(TASK DETAILS): Report how many lines hold the word "page"; give nothing but the number.

#### STORED DATA

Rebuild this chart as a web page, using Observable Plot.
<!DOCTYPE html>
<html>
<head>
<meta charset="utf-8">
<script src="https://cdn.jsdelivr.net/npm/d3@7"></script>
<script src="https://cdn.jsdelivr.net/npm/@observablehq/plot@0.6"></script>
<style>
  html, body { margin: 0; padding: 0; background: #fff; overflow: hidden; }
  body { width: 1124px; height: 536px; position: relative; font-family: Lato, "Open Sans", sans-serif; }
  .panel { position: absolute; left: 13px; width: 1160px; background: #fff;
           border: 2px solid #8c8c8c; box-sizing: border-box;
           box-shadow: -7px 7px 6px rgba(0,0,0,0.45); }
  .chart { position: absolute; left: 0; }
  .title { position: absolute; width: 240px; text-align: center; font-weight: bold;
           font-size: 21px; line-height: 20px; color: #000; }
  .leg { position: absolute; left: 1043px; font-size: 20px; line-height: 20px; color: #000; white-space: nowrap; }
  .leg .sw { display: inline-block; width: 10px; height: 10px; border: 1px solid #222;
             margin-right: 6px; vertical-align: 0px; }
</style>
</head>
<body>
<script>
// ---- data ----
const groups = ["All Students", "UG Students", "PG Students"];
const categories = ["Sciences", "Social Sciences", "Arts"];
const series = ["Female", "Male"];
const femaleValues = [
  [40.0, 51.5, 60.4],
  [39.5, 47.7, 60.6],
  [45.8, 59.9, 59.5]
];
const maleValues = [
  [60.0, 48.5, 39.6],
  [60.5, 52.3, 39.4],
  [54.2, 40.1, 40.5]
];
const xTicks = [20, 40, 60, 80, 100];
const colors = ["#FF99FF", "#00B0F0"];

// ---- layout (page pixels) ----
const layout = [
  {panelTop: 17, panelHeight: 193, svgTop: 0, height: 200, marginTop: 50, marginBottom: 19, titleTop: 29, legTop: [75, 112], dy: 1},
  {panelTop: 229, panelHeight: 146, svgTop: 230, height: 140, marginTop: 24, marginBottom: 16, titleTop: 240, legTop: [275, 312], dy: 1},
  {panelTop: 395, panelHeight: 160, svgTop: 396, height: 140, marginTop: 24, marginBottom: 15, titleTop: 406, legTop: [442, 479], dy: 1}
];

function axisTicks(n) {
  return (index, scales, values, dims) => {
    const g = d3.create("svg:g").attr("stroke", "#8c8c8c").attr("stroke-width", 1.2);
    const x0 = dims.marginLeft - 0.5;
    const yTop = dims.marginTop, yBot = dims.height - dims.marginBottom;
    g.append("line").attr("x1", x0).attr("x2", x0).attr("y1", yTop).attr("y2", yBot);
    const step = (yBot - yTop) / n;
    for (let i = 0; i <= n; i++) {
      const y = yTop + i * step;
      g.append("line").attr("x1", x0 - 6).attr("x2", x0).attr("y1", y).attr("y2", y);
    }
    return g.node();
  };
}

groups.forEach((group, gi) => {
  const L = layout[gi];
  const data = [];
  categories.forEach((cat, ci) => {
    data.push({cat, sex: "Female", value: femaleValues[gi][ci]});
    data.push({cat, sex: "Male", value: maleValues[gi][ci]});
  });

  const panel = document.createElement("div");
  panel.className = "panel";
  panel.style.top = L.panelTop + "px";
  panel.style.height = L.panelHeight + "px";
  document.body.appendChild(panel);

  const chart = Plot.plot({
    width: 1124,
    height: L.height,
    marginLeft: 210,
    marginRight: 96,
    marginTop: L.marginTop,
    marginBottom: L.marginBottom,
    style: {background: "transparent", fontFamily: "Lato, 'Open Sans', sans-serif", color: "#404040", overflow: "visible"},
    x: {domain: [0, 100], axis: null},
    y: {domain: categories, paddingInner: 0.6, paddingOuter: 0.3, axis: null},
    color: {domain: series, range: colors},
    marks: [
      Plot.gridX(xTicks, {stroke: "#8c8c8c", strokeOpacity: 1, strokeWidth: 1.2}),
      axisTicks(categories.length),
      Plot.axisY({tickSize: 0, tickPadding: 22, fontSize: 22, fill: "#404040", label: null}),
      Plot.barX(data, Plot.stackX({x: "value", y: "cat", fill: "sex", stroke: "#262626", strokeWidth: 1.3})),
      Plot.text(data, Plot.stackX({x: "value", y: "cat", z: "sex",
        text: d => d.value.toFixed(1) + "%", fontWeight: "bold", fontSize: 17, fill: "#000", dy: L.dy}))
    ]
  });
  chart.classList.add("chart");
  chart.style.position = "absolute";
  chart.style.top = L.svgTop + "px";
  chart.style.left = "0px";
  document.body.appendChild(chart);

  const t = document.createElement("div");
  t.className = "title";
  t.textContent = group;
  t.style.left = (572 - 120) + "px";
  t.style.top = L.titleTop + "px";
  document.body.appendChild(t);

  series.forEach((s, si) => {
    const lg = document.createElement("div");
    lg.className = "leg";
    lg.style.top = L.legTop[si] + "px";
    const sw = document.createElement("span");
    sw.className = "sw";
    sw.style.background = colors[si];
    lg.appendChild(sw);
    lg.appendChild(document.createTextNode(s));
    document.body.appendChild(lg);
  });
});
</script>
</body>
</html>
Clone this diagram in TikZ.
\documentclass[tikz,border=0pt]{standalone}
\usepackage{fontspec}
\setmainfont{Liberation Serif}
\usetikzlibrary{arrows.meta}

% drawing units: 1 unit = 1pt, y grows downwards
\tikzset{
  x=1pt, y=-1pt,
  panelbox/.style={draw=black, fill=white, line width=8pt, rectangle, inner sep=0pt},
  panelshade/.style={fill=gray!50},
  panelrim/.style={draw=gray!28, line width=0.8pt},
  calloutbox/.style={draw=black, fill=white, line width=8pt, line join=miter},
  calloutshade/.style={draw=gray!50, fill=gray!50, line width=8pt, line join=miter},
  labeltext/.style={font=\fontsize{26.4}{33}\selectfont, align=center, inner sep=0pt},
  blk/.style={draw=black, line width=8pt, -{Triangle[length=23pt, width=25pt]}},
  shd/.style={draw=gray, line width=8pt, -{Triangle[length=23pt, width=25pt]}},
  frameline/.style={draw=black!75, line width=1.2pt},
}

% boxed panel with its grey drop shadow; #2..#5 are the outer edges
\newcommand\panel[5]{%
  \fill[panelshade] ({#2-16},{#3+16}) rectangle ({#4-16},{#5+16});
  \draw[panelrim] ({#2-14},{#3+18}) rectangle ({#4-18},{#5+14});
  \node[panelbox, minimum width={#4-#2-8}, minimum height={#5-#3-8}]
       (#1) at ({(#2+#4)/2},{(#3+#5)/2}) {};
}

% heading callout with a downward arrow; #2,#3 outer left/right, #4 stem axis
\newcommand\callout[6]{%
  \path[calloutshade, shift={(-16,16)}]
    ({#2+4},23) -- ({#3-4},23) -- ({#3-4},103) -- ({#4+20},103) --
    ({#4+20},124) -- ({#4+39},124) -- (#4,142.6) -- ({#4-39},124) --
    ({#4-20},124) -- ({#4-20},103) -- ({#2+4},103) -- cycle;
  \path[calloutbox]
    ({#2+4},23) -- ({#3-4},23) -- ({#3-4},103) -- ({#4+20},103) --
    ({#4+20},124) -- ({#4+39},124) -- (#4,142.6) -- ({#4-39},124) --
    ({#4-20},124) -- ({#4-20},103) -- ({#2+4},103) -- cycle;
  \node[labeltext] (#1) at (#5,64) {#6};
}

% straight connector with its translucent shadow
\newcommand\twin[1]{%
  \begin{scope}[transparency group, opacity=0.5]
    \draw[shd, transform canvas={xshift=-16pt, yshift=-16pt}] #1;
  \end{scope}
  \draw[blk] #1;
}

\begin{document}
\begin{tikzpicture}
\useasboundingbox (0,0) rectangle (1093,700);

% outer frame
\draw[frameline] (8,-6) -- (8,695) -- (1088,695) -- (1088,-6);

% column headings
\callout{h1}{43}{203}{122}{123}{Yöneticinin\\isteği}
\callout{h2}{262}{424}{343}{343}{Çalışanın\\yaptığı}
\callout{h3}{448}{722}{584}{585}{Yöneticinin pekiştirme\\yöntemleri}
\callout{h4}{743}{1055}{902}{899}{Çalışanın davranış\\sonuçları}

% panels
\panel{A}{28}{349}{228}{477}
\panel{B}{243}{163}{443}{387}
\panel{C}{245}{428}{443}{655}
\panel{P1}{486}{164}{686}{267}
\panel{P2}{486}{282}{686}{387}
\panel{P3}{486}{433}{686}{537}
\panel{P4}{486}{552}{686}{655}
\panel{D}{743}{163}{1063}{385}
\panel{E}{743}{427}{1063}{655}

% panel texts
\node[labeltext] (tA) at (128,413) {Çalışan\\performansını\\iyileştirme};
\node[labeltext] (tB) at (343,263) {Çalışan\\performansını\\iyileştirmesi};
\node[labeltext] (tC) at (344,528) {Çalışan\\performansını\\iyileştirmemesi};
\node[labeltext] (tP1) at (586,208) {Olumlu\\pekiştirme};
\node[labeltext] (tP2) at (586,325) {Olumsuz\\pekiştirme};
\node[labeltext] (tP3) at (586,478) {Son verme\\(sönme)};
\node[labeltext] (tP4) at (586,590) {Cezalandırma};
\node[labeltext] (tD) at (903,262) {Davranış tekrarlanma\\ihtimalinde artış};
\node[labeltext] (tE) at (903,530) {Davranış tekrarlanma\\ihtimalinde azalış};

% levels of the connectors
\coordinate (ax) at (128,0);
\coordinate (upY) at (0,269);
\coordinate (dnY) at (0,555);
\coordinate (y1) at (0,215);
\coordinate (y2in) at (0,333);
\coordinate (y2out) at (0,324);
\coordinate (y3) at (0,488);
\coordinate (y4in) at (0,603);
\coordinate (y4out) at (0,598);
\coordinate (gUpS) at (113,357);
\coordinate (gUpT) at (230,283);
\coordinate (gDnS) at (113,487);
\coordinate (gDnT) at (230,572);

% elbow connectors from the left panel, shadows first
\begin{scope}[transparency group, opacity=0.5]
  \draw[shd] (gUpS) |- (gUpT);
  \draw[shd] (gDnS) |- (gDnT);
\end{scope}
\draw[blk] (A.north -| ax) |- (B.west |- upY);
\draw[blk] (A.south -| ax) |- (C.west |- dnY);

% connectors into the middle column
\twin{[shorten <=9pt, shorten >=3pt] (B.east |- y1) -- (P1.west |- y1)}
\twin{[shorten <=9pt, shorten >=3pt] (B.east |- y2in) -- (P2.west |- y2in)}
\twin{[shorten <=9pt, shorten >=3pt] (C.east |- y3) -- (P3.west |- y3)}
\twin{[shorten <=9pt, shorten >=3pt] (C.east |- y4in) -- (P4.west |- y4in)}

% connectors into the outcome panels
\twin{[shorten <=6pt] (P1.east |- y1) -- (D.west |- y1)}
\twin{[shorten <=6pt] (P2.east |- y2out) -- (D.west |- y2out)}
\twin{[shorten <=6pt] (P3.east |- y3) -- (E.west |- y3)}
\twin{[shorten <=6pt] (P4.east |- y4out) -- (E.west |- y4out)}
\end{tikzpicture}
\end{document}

########

(SOLUTION BELOW): 2